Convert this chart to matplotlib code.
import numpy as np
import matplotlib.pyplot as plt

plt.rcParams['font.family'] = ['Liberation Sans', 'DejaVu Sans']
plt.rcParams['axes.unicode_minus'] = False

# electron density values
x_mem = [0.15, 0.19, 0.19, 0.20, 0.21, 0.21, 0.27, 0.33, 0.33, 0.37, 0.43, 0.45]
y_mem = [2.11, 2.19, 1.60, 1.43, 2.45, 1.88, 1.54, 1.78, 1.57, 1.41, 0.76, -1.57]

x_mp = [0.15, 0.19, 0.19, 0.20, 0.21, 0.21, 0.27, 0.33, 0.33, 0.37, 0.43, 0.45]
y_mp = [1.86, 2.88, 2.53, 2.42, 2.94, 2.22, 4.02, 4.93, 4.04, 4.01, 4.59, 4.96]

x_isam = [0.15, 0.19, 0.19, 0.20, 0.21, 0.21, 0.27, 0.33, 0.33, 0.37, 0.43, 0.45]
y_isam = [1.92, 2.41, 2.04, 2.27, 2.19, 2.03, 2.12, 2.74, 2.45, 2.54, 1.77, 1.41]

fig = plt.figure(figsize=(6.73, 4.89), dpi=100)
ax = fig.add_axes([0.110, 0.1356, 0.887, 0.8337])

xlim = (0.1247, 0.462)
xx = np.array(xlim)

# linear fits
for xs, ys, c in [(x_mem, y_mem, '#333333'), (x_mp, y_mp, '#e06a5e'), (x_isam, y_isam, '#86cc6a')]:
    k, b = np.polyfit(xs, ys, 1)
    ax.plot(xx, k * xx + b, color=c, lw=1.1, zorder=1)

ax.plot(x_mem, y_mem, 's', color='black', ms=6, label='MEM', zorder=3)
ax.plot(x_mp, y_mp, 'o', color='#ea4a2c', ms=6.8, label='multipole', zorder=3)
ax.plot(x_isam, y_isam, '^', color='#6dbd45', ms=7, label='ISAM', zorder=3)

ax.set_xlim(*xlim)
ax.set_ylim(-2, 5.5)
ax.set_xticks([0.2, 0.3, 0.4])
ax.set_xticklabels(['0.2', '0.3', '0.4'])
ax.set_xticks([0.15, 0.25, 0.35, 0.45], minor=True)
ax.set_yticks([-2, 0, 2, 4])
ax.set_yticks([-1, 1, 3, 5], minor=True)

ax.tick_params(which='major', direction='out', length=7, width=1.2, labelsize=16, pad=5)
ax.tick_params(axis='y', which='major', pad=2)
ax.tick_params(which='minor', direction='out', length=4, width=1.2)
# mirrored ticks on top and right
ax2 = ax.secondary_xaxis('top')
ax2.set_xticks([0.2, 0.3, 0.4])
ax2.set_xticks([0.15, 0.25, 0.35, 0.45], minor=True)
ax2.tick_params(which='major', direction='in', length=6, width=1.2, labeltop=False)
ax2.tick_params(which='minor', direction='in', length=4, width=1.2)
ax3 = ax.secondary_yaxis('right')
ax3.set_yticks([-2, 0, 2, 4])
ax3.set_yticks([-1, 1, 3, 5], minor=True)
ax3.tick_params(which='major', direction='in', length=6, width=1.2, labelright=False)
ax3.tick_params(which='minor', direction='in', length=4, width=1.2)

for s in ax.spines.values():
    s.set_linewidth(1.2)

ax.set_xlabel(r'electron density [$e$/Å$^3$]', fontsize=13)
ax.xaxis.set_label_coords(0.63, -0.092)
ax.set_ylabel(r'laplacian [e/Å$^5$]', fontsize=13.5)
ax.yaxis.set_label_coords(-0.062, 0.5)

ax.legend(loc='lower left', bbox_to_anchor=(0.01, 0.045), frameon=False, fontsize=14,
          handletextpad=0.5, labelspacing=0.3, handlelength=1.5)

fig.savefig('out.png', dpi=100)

────────────────────

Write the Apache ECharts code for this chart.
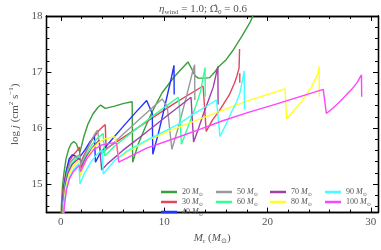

────────────────────

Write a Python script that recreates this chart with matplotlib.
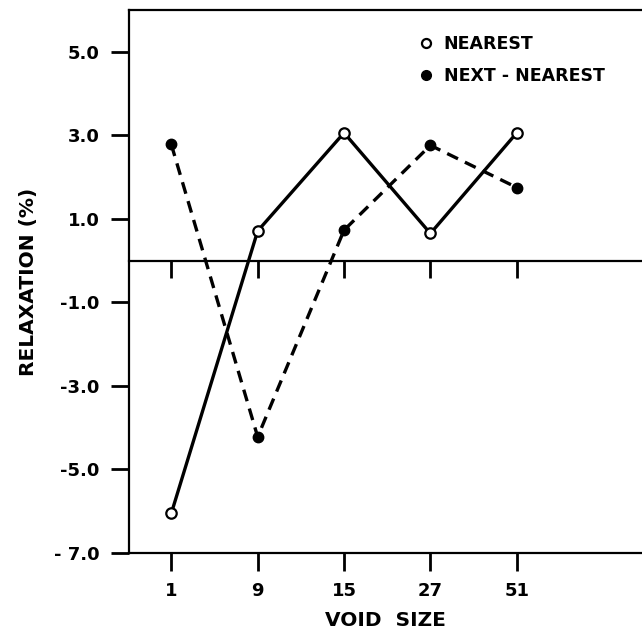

────────────────────

» **WHAT THIS TASK INVOLVES**
Write out exactly the lines from the one with "Convert this chart to matplotlib code." through the one with "2.54, 1.77, 1.41]", including both, and no others.

» **REPLY**
Convert this chart to matplotlib code.
import numpy as np
import matplotlib.pyplot as plt

plt.rcParams['font.family'] = ['Liberation Sans', 'DejaVu Sans']
plt.rcParams['axes.unicode_minus'] = False

# electron density values
x_mem = [0.15, 0.19, 0.19, 0.20, 0.21, 0.21, 0.27, 0.33, 0.33, 0.37, 0.43, 0.45]
y_mem = [2.11, 2.19, 1.60, 1.43, 2.45, 1.88, 1.54, 1.78, 1.57, 1.41, 0.76, -1.57]

x_mp = [0.15, 0.19, 0.19, 0.20, 0.21, 0.21, 0.27, 0.33, 0.33, 0.37, 0.43, 0.45]
y_mp = [1.86, 2.88, 2.53, 2.42, 2.94, 2.22, 4.02, 4.93, 4.04, 4.01, 4.59, 4.96]

x_isam = [0.15, 0.19, 0.19, 0.20, 0.21, 0.21, 0.27, 0.33, 0.33, 0.37, 0.43, 0.45]
y_isam = [1.92, 2.41, 2.04, 2.27, 2.19, 2.03, 2.12, 2.74, 2.45, 2.54, 1.77, 1.41]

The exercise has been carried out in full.